__WHAT IS NEEDED__. Give every line again exactly as it appears, please, but not the pictures.

═══ AVAILABLE DATA ═══

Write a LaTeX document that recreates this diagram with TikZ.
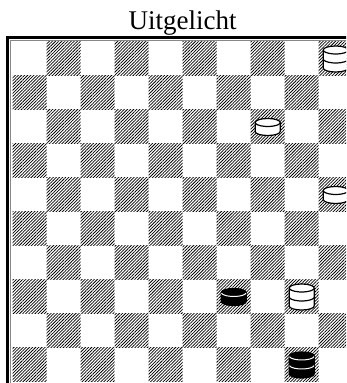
\documentclass[tikz,border=0pt]{standalone}
\usepackage{fontspec}
\setmainfont{Liberation Serif}
\usetikzlibrary{patterns.meta}
\definecolor{boardgrey}{RGB}{135,135,135}
\tikzset{
  dsquare/.style={pattern={Lines[angle=45,distance=2.2pt,line width=0.75pt]}, pattern color=black},
  bframe/.style={line width=3.2pt, black},
  bframein/.style={line width=0.8pt, boardgrey},
  wbody/.style={draw=black, fill=white, line width=1.2pt, line join=round},
  bbody/.style={draw=black, fill=black, line width=1.2pt, line join=round},
  wrim/.style={black, line width=1.2pt},
  brim/.style={white, line width=1pt},
  title/.style={font=\fontsize{27}{30}\selectfont, anchor=base},
}
% col, row, body style, rim style, height, rim levels
\newcommand{\piece}[6]{%
  \begin{scope}[shift={({12.7+(#1+0.5)*34},{341-(#2+0.5)*34})}]
    \path[#3] (-12.5,-#5/2) -- (-12.5,#5/2)
      arc[start angle=180,end angle=0,x radius=12.5,y radius=4]
      -- (12.5,-#5/2) arc[start angle=0,end angle=-180,x radius=12.5,y radius=4] -- cycle;
    \foreach \lvl in {#6}
      \draw[#4] (0,\lvl) ++(190:12.5 and 4) arc[start angle=190,end angle=350,x radius=12.5,y radius=4];
  \end{scope}}

\begin{document}
\begin{tikzpicture}[x=1pt,y=1pt]
  \useasboundingbox (0,0) rectangle (346,383);
  \clip (0,0) rectangle (346,383);
  \node[title] (head) at (182.7,353) {Uitgelicht};
  % hatched squares
  \foreach \r in {0,...,9}
    \foreach \c in {0,2,...,8} {
      \pgfmathtruncatemacro\col{\c+1-mod(\r,2)}
      \path[dsquare] ({12.7+\col*34},{341-\r*34}) rectangle ++(34,-34);
    }
  \draw[bframein] (10.2,-10) -- (10.2,342.8) -- (360,342.8);
  \draw[bframe] (7.7,-10) -- (7.7,345.3) -- (360,345.3);
  % pieces
  \piece{9}{0}{wbody}{wrim}{18}{0,9}
  \piece{7}{2}{wbody}{wrim}{9}{4.5}
  \piece{9}{4}{wbody}{wrim}{9}{4.5}
  \piece{6}{7}{bbody}{brim}{9}{4.5}
  \piece{8}{7}{wbody}{wrim}{18}{0,9}
  \piece{8}{9}{bbody}{brim}{18}{0,9}
\end{tikzpicture}
\end{document}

═══

__FULL ANSWER__.
Write a LaTeX document that recreates this diagram with TikZ.
\documentclass[tikz,border=0pt]{standalone}
\usepackage{fontspec}
\setmainfont{Liberation Serif}
\usetikzlibrary{patterns.meta}
\definecolor{boardgrey}{RGB}{135,135,135}
\tikzset{
  dsquare/.style={pattern={Lines[angle=45,distance=2.2pt,line width=0.75pt]}, pattern color=black},
  bframe/.style={line width=3.2pt, black},
  bframein/.style={line width=0.8pt, boardgrey},
  wbody/.style={draw=black, fill=white, line width=1.2pt, line join=round},
  bbody/.style={draw=black, fill=black, line width=1.2pt, line join=round},
  wrim/.style={black, line width=1.2pt},
  brim/.style={white, line width=1pt},
  title/.style={font=\fontsize{27}{30}\selectfont, anchor=base},
}
% col, row, body style, rim style, height, rim levels
\newcommand{\piece}[6]{%
  \begin{scope}[shift={({12.7+(#1+0.5)*34},{341-(#2+0.5)*34})}]
    \path[#3] (-12.5,-#5/2) -- (-12.5,#5/2)
      arc[start angle=180,end angle=0,x radius=12.5,y radius=4]
      -- (12.5,-#5/2) arc[start angle=0,end angle=-180,x radius=12.5,y radius=4] -- cycle;
    \foreach \lvl in {#6}
      \draw[#4] (0,\lvl) ++(190:12.5 and 4) arc[start angle=190,end angle=350,x radius=12.5,y radius=4];
  \end{scope}}

\begin{document}
\begin{tikzpicture}[x=1pt,y=1pt]
  \useasboundingbox (0,0) rectangle (346,383);
  \clip (0,0) rectangle (346,383);
  \node[title] (head) at (182.7,353) {Uitgelicht};
  % hatched squares
  \foreach \r in {0,...,9}
    \foreach \c in {0,2,...,8} {
      \pgfmathtruncatemacro\col{\c+1-mod(\r,2)}
      \path[dsquare] ({12.7+\col*34},{341-\r*34}) rectangle ++(34,-34);
    }
  \draw[bframein] (10.2,-10) -- (10.2,342.8) -- (360,342.8);
  \draw[bframe] (7.7,-10) -- (7.7,345.3) -- (360,345.3);
  % pieces
  \piece{9}{0}{wbody}{wrim}{18}{0,9}
  \piece{7}{2}{wbody}{wrim}{9}{4.5}
  \piece{9}{4}{wbody}{wrim}{9}{4.5}
  \piece{6}{7}{bbody}{brim}{9}{4.5}
  \piece{8}{7}{wbody}{wrim}{18}{0,9}
  \piece{8}{9}{bbody}{brim}{18}{0,9}
\end{tikzpicture}
\end{document}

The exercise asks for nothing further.